**Dataset content**
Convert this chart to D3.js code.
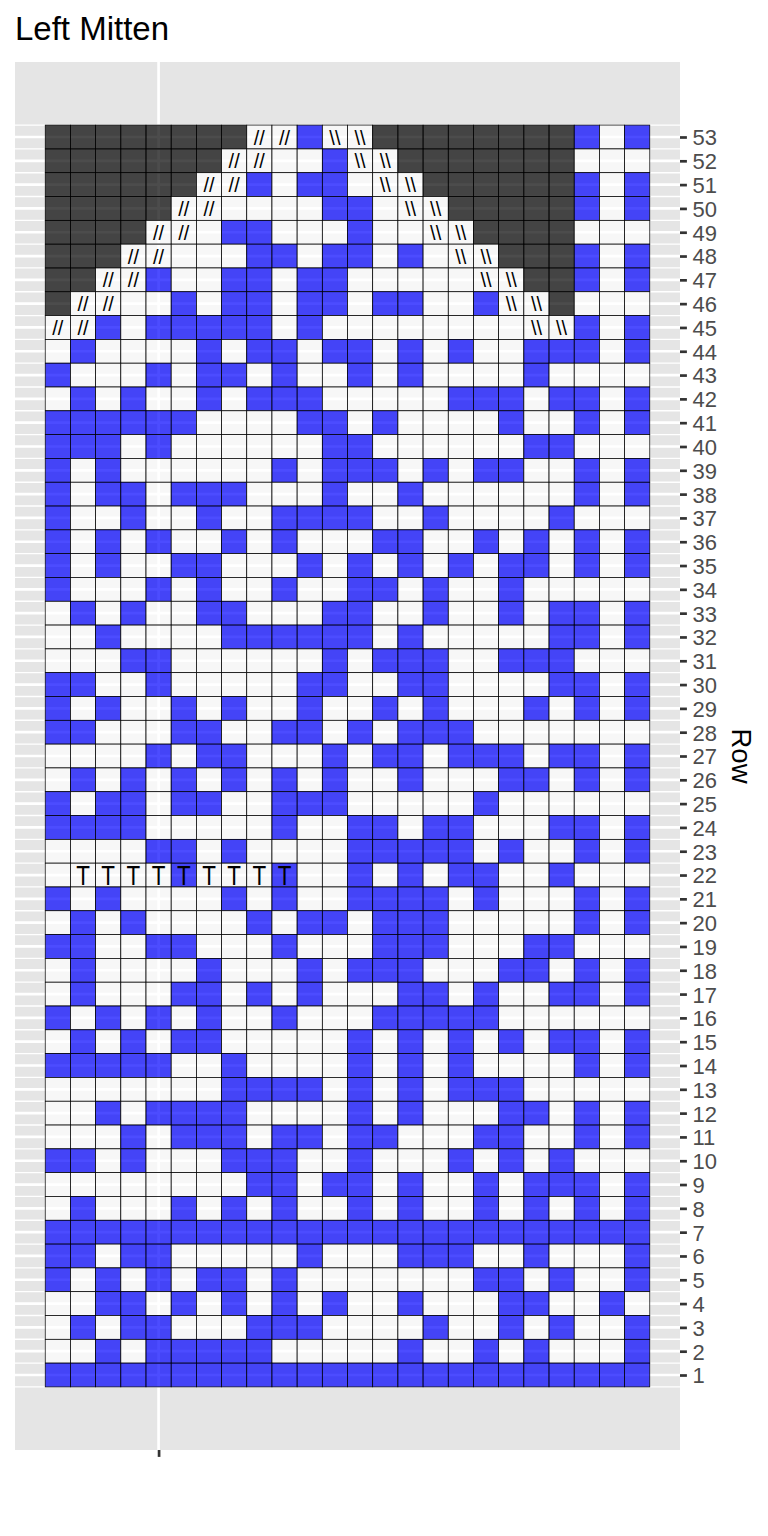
<!DOCTYPE html>
<html>
<head>
<meta charset="utf-8">
<script src="https://cdn.jsdelivr.net/npm/d3@7"></script>
<style>
html, body { margin: 0; padding: 0; background: #ffffff; }
svg { display: block; }
</style>
</head>
<body>
<svg id="chart" width="768" height="1536"></svg>
<script>
// ---------------- DATA ----------------
const chartTitle = "Left Mitten";
const yAxisTitle = "Row";

// y tick labels (rows) and columns
const rowNumbers = [1,2,3,4,5,6,7,8,9,10,11,12,13,14,15,16,17,18,19,20,21,22,23,24,25,26,27,
  28,29,30,31,32,33,34,35,36,37,38,39,40,41,42,43,44,45,46,47,48,49,50,51,52,53];
const columnNumbers = [1,2,3,4,5,6,7,8,9,10,11,12,13,14,15,16,17,18,19,20,21,22,23,24];
const xBreaks = [5];

// Colour of each cell, one string per row (row 53 first), one letter per column
// B = blue, W = white, D = dark (no stitch)
const colourRows = [
  "DDDDDDDDWWBWWDDDDDDDDBWB", // 53
  "DDDDDDDWWWWBWWDDDDDDDWWW", // 52
  "DDDDDDWWBWBBWWWDDDDDDBWB", // 51
  "DDDDDWWWWWWBBWWWDDDDDBWB", // 50
  "DDDDWWWBBWWWBWWWWDDDDWWW", // 49
  "DDDWWWWWBBWBBWBWWWDDDBWB", // 48
  "DDWWBWWBBWBBWWWWWWWDDBWB", // 47
  "DWWWWBWBBWBBWBBWWBWWDWWW", // 46
  "WWBWBBBBBWBWWWWWWWWWWBWB", // 45
  "WBWWWWBWBBWBBWBWBWWBBBWB", // 44
  "BWWWBWBBWBWWBWBWWWWBWWWW", // 43
  "WBWBWWBWBBBWWWWWBBBWBBWB", // 42
  "BBBBBBWWWWBBWBWWWWBWWBWB", // 41
  "BBBWBWWWWWWBBWWWWWWBBWWW", // 40
  "BWBWWWWWWBWBBBWBWBBWWBWB", // 39
  "BWBBWBBBWWWBWWBWWWWWWBWB", // 38
  "BWWBWWBWWBBBBWWBWWWWBWWW", // 37
  "BWBWBWWBWBWWWBBWWBWBWBWB", // 36
  "BWBWWBBWWWBWBWBWBWBBWBWB", // 35
  "BWWWBWBWWBWWBBWBWWBWWWWW", // 34
  "WBWBWWBBWWWBBWWBWWBWBBWB", // 33
  "WWBWWWWBBBBBBWBWWWWWBBWB", // 32
  "WWWBBWWWWWWBWBBBWWBBBWWW", // 31
  "BBWWBWWWWWBBWWBBWWWWBBWB", // 30
  "BWBWWBWBWWBWWBWBWWWBWBWB", // 29
  "BBWWWBBWWBBWBWBBBWWWWWWW", // 28
  "WWWWBWBBWWWBWBBWBBBWBBWB", // 27
  "WBWBWBWBWBWBWWBWWWBBWBWB", // 26
  "BWBBWBBWWBBBWWWWWBWWWWWW", // 25
  "BBBBWWWWWBWWBBWBBWWWBBWB", // 24
  "WWWWBBWBWWWWBBBBBWBWWBWB", // 23
  "WWWWWBWWWBWWBWBWBBWWBWWW", // 22
  "BWBWWWWBWBWWBBBBWBWWWBWB", // 21
  "WBWBWWWWBWBBWBBBWWWWWBWB", // 20
  "BBWWBBWWWBWWWBBBWWWBBWWW", // 19
  "WBWWWWBWWWBWBBBWWWBBWBWB", // 18
  "WBWWWBBWBWBWWWBBWBWWBBWB", // 17
  "BWBWBWBWWBWWWBBBBBWWWWWW", // 16
  "WBWBWBBWWWWWBWBWBWBWBBWB", // 15
  "BBBBBWWBWWWWBWBWBWWWWBWB", // 14
  "WWWWWWWBBBBWBWBWBBBWWWWW", // 13
  "WWBWBBBBWWWWBWBWWWBBWBWB", // 12
  "WWWBWBBBWBBWBBWWWBBWWBWB", // 11
  "BBWBWWWBBBWWBWWWBWBWBWWW", // 10
  "WWWWWWWWBBWBBWBWWBWBBBWB", // 9
  "WBWWWBWBWBWWBWBWWBWBWBWB", // 8
  "BBBBBBBBBBBBBBBBBBBBBBBB", // 7
  "BBWBBWWWWWBWWWBBBWWBWWWB", // 6
  "BWBWBWBBWBWWWWWWWBBWBWWB", // 5
  "WWBBWBWBWBWBWWBWWWBBWWBW", // 4
  "WBWBBWWWBBBWWWWBWWBWBWWB", // 3
  "WWBWBBBBBWWWWWBWWBWBWWWB", // 2
  "BBBBBBBBBBBBBBBBBBBBBBBB"  // 1
];
const colourRowNumbers = [53,52,51,50,49,48,47,46,45,44,43,42,41,40,39,38,37,36,35,34,33,32,31,30,
  29,28,27,26,25,24,23,22,21,20,19,18,17,16,15,14,13,12,11,10,9,8,7,6,5,4,3,2,1];

const fillColours = { B: "#0000FF", W: "#FFFFFF", D: "#000000" };

// Stitch symbols: '/' -> "//", '\\' -> "\\\\", 'T' -> "T", '.' -> none
const symbolRowNumbers = [53, 52, 51, 50, 49, 48, 47, 46, 45, 22];
const symbolPatterns = [
  "........//.\\\\...........",
  ".......//...\\\\..........",
  "......//.....\\\\.........",
  ".....//.......\\\\........",
  "....//.........\\\\.......",
  "...//...........\\\\......",
  "..//.............\\\\.....",
  ".//...............\\\\....",
  "//.................\\\\...",
  ".TTTTTTTTT.............."
];
const symbolGlyphs = { "/": "//", "\\": "\\\\", "T": "T" };

// ---------------- CHART ----------------
const W = 768, H = 1536;
const panel = { left: 15, right: 680, top: 62, bottom: 1450 };
const fontFamily = "'Liberation Sans', Arial, Helvetica, sans-serif";

const svg = d3.select("#chart");
svg.append("rect").attr("width", W).attr("height", H).attr("fill", "#ffffff");

const nCols = columnNumbers.length;
const nRows = rowNumbers.length;
const xExp = nCols * 0.05, yExp = nRows * 0.05;
const x = d3.scaleLinear()
  .domain([0.5 - xExp, nCols + 0.5 + xExp])
  .range([panel.left, panel.right]);
const y = d3.scaleLinear()
  .domain([0.5 - yExp, nRows + 0.5 + yExp])
  .range([panel.bottom, panel.top]);

// panel background
svg.append("rect")
  .attr("x", panel.left).attr("y", panel.top)
  .attr("width", panel.right - panel.left)
  .attr("height", panel.bottom - panel.top)
  .attr("fill", "#E5E5E5");

// grid lines
const grid = svg.append("g");
const minorY = d3.range(0, nRows + 1).map(d => d + 0.5);
grid.selectAll("line.minor").data(minorY).enter().append("line")
  .attr("x1", panel.left).attr("x2", panel.right)
  .attr("y1", d => y(d)).attr("y2", d => y(d))
  .attr("stroke", "#ffffff").attr("stroke-width", 1.35);
grid.selectAll("line.majory").data(rowNumbers).enter().append("line")
  .attr("x1", panel.left).attr("x2", panel.right)
  .attr("y1", d => y(d)).attr("y2", d => y(d))
  .attr("stroke", "#ffffff").attr("stroke-width", 2.7);
grid.selectAll("line.majorx").data(xBreaks).enter().append("line")
  .attr("y1", panel.top).attr("y2", panel.bottom)
  .attr("x1", d => x(d)).attr("x2", d => x(d))
  .attr("stroke", "#ffffff").attr("stroke-width", 2.7);

// tiles
const cells = [];
colourRows.forEach((str, i) => {
  const row = colourRowNumbers[i];
  str.split("").forEach((ch, j) => {
    cells.push({ row: row, col: columnNumbers[j], colour: ch });
  });
});

svg.append("g").selectAll("rect").data(cells).enter().append("rect")
  .attr("x", d => x(d.col - 0.5))
  .attr("y", d => y(d.row + 0.5))
  .attr("width", d => x(d.col + 0.5) - x(d.col - 0.5))
  .attr("height", d => y(d.row - 0.5) - y(d.row + 0.5))
  .attr("fill", d => fillColours[d.colour])
  .attr("fill-opacity", 0.7)
  .attr("stroke", "#000000")
  .attr("stroke-width", 0.7);

// symbols
const symbols = [];
symbolPatterns.forEach((str, i) => {
  const row = symbolRowNumbers[i];
  str.split("").forEach((ch, j) => {
    if (symbolGlyphs[ch]) symbols.push({ row: row, col: columnNumbers[j], text: symbolGlyphs[ch] });
  });
});
// slash symbols sit in stacked rows, so keep their text boxes within one row height
const slashSize = 21, tSize = 28;
svg.append("g").selectAll("text").data(symbols).enter().append("text")
  .attr("transform", d => {
    const s = d.text === "T" ? tSize : slashSize;
    const sx = d.text === "T" ? 0.8 : 0.95;
    return `translate(${x(d.col)},${y(d.row) + s * 0.36}) scale(${sx},1)`;
  })
  .attr("text-anchor", "middle")
  .attr("font-family", fontFamily)
  .attr("font-size", d => d.text === "T" ? tSize : slashSize)
  .attr("fill", "#000000")
  .text(d => d.text);

// right y axis
const yAxis = d3.axisRight(y).tickValues(rowNumbers).tickSize(6.9).tickPadding(5.5);
const gy = svg.append("g").attr("transform", `translate(${panel.right},0)`).call(yAxis);
gy.select(".domain").remove();
gy.selectAll(".tick line").attr("stroke", "#333333").attr("stroke-width", 2.7);
gy.selectAll(".tick text")
  .attr("font-family", fontFamily).attr("font-size", 22)
  .attr("fill", "#4D4D4D").attr("dy", "0.36em");

// bottom x axis (single unlabeled tick)
const xAxis = d3.axisBottom(x).tickValues(xBreaks).tickSize(6.9).tickFormat(() => "");
const gx = svg.append("g").attr("transform", `translate(0,${panel.bottom})`).call(xAxis);
gx.select(".domain").remove();
gx.selectAll(".tick line").attr("stroke", "#333333").attr("stroke-width", 2.7);

// axis title
svg.append("text")
  .attr("transform", `translate(732,${(panel.top + panel.bottom) / 2}) rotate(90)`)
  .attr("text-anchor", "middle")
  .attr("font-family", fontFamily)
  .attr("font-size", 27.5)
  .attr("fill", "#000000")
  .text(yAxisTitle);

// title
svg.append("text")
  .attr("x", 15).attr("y", 40)
  .attr("font-family", fontFamily)
  .attr("font-size", 33)
  .attr("fill", "#000000")
  .text(chartTitle);
</script>
</body>
</html>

**Exercise description**
Starting at the first line of the material, output exactly the lines up to and including the one with "const xBreaks = [5];". Do not include the pictures.

**Solution to this task**
Convert this chart to D3.js code.
<!DOCTYPE html>
<html>
<head>
<meta charset="utf-8">
<script src="https://cdn.jsdelivr.net/npm/d3@7"></script>
<style>
html, body { margin: 0; padding: 0; background: #ffffff; }
svg { display: block; }
</style>
</head>
<body>
<svg id="chart" width="768" height="1536"></svg>
<script>
// ---------------- DATA ----------------
const chartTitle = "Left Mitten";
const yAxisTitle = "Row";

// y tick labels (rows) and columns
const rowNumbers = [1,2,3,4,5,6,7,8,9,10,11,12,13,14,15,16,17,18,19,20,21,22,23,24,25,26,27,
  28,29,30,31,32,33,34,35,36,37,38,39,40,41,42,43,44,45,46,47,48,49,50,51,52,53];
const columnNumbers = [1,2,3,4,5,6,7,8,9,10,11,12,13,14,15,16,17,18,19,20,21,22,23,24];
const xBreaks = [5];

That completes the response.